■ **OBJECTIVE**
All lines in which the word "this" occurs are to be extracted.

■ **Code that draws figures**
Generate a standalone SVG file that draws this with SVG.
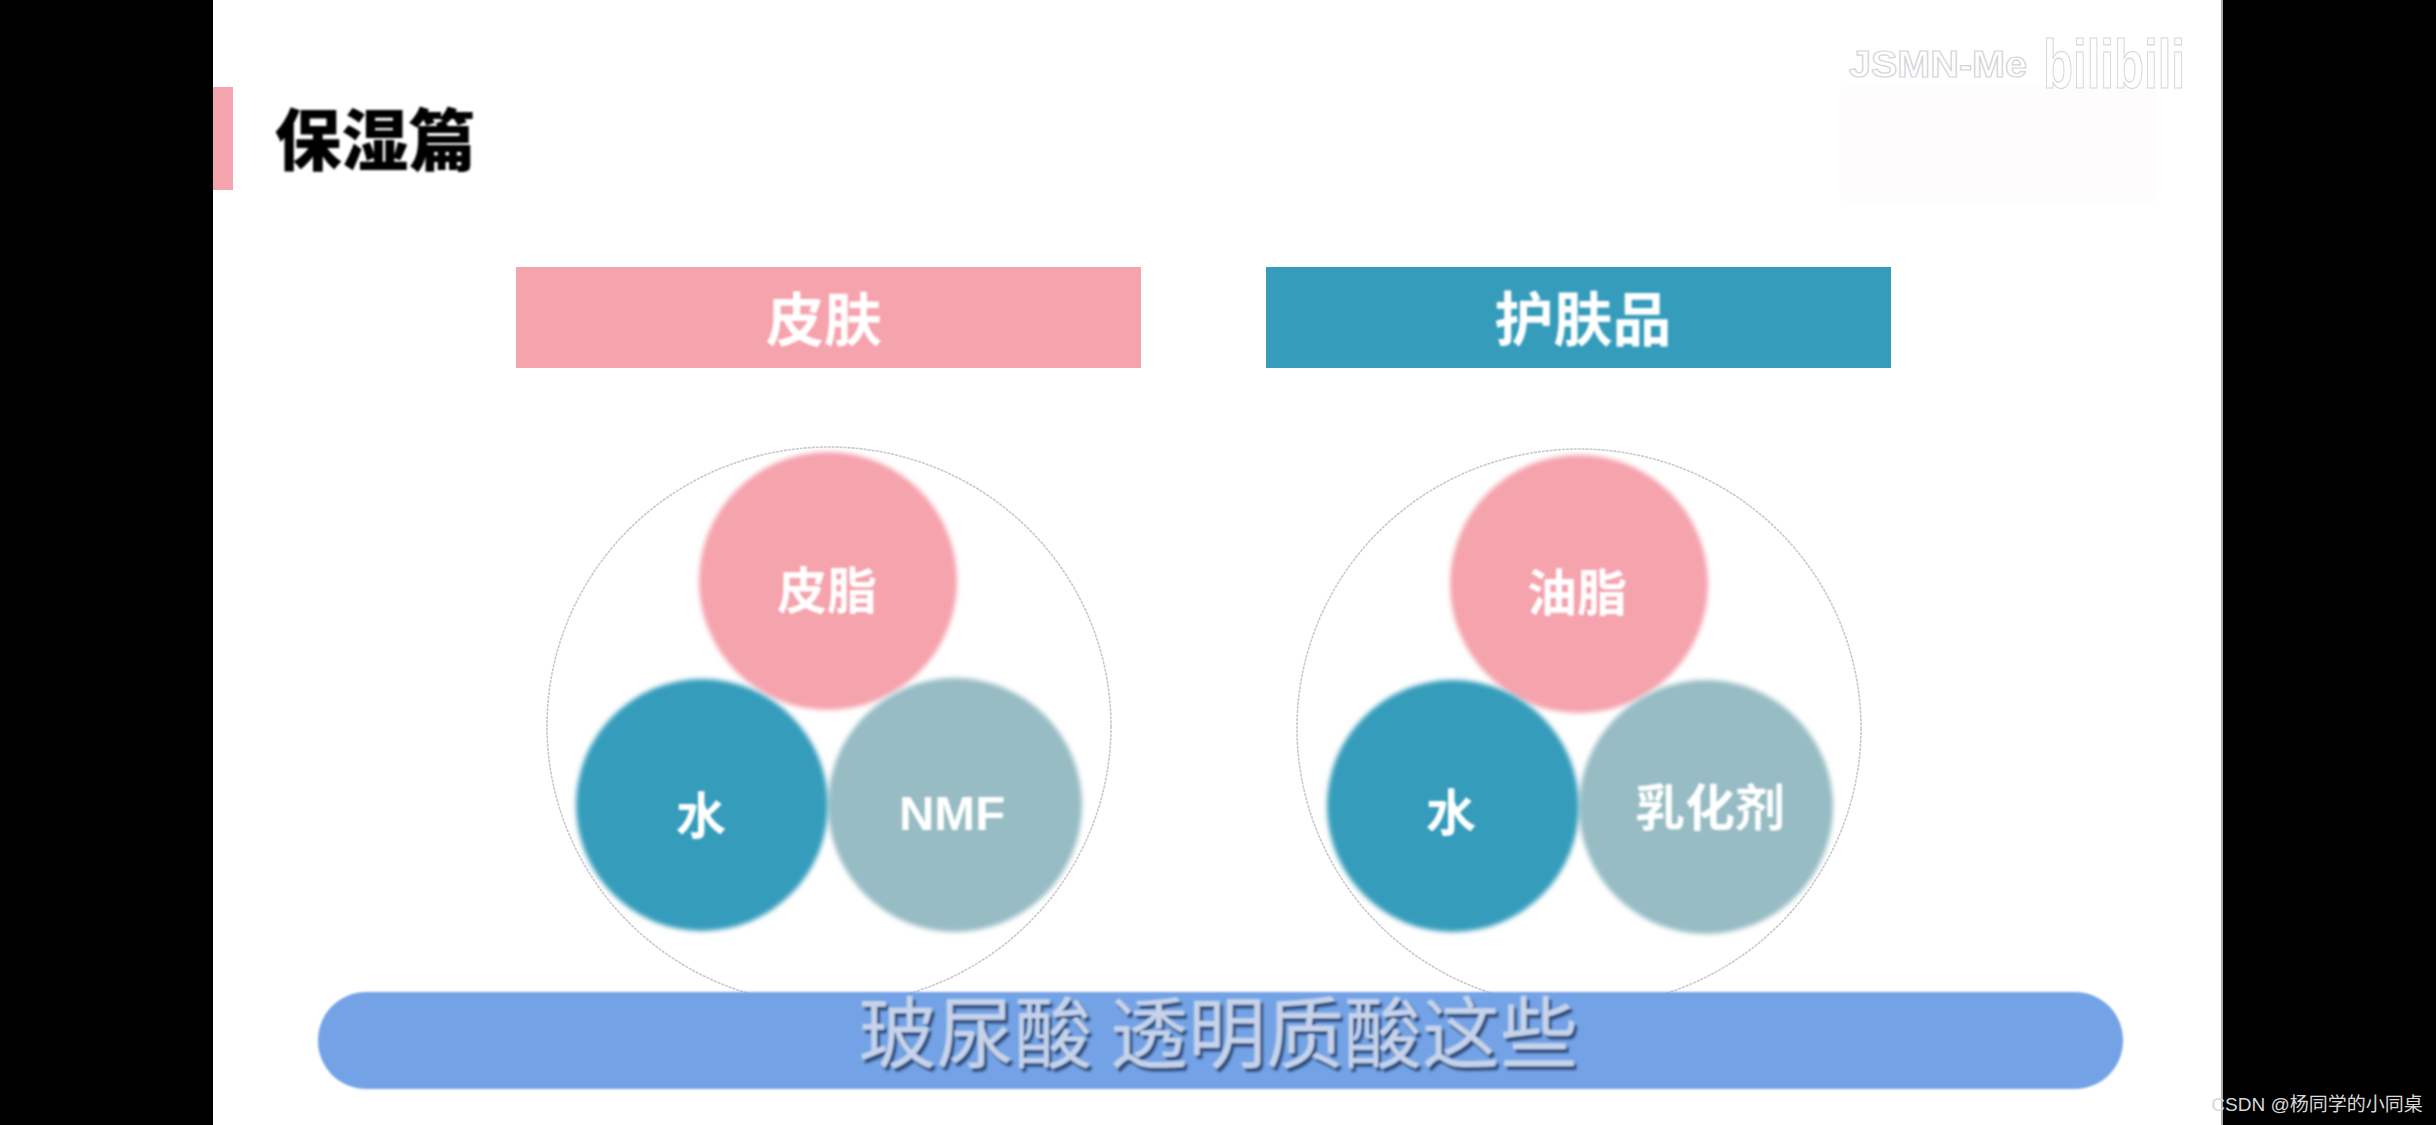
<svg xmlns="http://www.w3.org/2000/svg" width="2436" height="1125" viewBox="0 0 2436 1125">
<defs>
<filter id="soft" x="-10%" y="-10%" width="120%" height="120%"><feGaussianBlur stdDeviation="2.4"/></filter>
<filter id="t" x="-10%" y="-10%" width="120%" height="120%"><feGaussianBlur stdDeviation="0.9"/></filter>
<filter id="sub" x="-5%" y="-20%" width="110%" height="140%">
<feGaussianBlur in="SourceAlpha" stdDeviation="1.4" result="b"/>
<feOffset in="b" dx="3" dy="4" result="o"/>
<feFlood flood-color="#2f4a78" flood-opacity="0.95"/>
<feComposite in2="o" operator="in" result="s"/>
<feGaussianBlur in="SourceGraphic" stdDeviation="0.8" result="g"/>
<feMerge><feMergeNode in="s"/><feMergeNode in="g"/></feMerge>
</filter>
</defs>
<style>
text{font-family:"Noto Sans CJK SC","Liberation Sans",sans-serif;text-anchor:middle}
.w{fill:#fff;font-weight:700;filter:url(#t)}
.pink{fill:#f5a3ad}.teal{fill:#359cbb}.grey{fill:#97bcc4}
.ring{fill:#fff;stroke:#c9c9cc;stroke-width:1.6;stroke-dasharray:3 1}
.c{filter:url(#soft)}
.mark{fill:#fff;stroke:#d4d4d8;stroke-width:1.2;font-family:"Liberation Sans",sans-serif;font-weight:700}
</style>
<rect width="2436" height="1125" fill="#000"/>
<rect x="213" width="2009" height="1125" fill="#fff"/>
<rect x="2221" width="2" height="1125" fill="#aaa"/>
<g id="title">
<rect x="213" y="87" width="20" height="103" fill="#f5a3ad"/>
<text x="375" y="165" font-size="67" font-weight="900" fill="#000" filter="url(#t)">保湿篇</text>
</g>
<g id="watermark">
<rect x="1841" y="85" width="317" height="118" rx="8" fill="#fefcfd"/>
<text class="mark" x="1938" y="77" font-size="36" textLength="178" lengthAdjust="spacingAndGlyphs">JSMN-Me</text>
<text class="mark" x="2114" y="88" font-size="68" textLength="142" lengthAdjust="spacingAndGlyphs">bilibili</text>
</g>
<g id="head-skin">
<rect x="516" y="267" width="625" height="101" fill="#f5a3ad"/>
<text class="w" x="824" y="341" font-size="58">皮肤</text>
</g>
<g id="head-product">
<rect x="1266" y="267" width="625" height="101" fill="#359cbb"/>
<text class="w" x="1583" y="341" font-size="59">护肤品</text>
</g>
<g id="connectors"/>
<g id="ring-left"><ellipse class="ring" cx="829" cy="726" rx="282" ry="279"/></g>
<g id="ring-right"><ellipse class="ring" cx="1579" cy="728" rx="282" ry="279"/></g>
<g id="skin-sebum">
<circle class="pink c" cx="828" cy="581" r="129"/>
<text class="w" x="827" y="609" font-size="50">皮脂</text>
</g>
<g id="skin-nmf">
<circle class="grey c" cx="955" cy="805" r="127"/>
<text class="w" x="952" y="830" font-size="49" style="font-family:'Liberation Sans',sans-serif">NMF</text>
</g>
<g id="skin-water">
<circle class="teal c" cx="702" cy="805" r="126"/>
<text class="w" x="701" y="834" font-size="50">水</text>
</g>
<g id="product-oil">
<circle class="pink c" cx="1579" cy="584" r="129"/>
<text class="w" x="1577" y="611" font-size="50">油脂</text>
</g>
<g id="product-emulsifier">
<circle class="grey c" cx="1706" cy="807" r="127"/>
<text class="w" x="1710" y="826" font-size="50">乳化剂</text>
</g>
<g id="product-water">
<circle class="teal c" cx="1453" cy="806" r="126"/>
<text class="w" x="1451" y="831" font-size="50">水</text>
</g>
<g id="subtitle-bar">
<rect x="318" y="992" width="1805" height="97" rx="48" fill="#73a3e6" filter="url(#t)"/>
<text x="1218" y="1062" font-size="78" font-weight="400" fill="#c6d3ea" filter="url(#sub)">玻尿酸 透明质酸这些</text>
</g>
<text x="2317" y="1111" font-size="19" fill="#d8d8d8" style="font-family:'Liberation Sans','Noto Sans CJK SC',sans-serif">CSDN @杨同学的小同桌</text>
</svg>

---

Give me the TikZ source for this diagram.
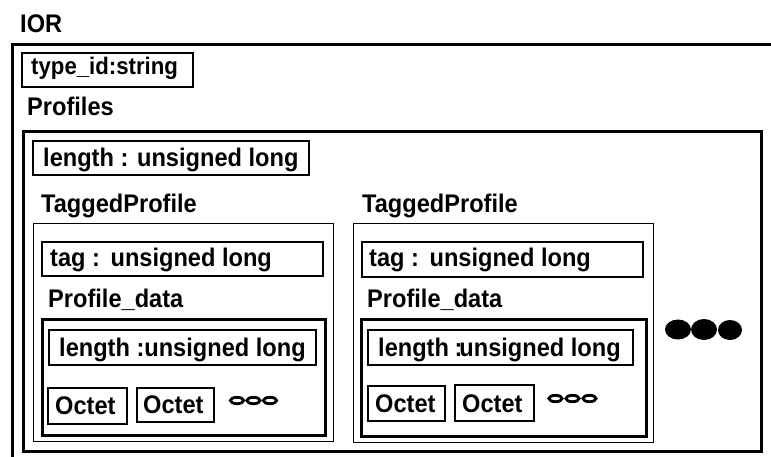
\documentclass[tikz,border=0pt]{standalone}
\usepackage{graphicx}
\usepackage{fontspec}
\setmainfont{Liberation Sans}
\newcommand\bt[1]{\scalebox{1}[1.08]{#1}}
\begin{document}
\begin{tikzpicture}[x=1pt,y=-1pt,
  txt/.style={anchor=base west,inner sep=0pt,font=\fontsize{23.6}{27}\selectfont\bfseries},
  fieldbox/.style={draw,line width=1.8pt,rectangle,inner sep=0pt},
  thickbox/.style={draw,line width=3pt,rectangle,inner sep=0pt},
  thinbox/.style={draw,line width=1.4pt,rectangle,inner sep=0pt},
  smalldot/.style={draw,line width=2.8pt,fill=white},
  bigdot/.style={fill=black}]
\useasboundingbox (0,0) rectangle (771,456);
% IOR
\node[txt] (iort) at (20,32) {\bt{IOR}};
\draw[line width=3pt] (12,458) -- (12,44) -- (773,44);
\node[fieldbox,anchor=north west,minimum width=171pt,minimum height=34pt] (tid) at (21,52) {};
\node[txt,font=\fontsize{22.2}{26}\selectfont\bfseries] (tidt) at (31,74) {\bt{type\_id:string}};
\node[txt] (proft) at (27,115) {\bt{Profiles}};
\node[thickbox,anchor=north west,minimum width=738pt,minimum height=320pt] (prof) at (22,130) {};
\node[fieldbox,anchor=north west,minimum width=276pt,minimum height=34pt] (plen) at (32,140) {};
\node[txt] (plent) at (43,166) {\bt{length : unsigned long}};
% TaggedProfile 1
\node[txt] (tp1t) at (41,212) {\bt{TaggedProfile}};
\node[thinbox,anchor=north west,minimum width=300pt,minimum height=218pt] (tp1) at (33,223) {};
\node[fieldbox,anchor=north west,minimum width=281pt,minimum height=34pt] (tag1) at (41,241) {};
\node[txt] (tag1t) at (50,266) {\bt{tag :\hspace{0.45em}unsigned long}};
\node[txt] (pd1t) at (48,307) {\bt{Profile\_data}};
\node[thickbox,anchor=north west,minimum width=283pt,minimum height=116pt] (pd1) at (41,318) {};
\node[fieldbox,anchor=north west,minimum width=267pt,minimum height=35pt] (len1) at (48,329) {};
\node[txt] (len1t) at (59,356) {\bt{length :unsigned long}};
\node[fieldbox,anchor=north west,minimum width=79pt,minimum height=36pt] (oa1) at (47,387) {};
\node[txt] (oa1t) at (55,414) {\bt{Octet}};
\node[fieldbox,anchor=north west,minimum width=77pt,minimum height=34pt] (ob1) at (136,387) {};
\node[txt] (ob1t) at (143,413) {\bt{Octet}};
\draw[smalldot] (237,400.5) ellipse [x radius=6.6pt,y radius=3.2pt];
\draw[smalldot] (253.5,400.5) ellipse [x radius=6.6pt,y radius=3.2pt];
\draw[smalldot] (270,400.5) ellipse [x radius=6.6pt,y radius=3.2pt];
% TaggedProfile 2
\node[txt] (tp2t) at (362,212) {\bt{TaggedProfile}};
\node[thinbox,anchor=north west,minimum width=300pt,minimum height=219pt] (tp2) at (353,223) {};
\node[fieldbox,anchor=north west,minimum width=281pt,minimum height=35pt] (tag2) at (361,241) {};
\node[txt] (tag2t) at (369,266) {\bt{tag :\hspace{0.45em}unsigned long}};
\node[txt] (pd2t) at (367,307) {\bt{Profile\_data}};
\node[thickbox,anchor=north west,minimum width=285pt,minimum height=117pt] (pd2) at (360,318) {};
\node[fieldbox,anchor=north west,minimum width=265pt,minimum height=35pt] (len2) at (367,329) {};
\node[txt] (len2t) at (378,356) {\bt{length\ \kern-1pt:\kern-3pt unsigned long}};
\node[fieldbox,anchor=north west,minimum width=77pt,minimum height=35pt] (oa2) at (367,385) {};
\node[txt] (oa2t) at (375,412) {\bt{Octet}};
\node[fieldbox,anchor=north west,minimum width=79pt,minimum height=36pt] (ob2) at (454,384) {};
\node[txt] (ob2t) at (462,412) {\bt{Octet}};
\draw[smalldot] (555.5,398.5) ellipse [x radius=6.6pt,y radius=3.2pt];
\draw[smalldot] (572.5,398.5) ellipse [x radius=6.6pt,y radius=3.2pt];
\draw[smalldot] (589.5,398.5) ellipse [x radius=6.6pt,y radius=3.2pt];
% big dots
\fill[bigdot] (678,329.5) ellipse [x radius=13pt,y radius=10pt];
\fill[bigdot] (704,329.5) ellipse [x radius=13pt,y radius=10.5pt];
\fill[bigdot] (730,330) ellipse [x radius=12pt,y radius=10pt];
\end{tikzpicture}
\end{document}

==

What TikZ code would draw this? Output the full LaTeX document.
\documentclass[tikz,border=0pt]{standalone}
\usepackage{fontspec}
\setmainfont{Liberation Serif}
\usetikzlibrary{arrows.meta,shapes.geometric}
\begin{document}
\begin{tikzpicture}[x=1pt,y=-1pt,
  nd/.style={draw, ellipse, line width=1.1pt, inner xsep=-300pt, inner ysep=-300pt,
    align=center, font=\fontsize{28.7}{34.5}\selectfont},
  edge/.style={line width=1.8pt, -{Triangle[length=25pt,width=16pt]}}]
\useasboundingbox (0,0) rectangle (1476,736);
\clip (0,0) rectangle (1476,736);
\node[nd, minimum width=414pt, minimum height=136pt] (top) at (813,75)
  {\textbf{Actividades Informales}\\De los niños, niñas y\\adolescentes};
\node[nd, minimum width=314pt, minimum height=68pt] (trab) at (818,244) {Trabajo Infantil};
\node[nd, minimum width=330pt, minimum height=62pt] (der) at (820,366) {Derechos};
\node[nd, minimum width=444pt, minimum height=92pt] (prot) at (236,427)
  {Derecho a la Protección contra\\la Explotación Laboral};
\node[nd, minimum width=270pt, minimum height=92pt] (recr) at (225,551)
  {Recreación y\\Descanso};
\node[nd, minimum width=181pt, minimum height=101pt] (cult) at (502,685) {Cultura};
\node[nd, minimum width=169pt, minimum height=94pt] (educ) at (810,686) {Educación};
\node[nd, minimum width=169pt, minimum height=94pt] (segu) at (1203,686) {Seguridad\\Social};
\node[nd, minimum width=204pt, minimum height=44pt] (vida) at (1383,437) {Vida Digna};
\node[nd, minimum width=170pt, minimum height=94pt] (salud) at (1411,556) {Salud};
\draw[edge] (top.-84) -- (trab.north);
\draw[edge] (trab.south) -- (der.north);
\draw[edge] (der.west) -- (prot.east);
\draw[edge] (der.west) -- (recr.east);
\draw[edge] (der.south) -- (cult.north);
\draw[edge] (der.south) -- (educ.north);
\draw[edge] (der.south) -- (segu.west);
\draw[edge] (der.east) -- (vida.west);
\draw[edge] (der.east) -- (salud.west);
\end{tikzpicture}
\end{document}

■ **EXERCISE RESPONSE**
Generate a standalone SVG file that draws this with SVG.
Give me the TikZ source for this diagram.
What TikZ code would draw this? Output the full LaTeX document.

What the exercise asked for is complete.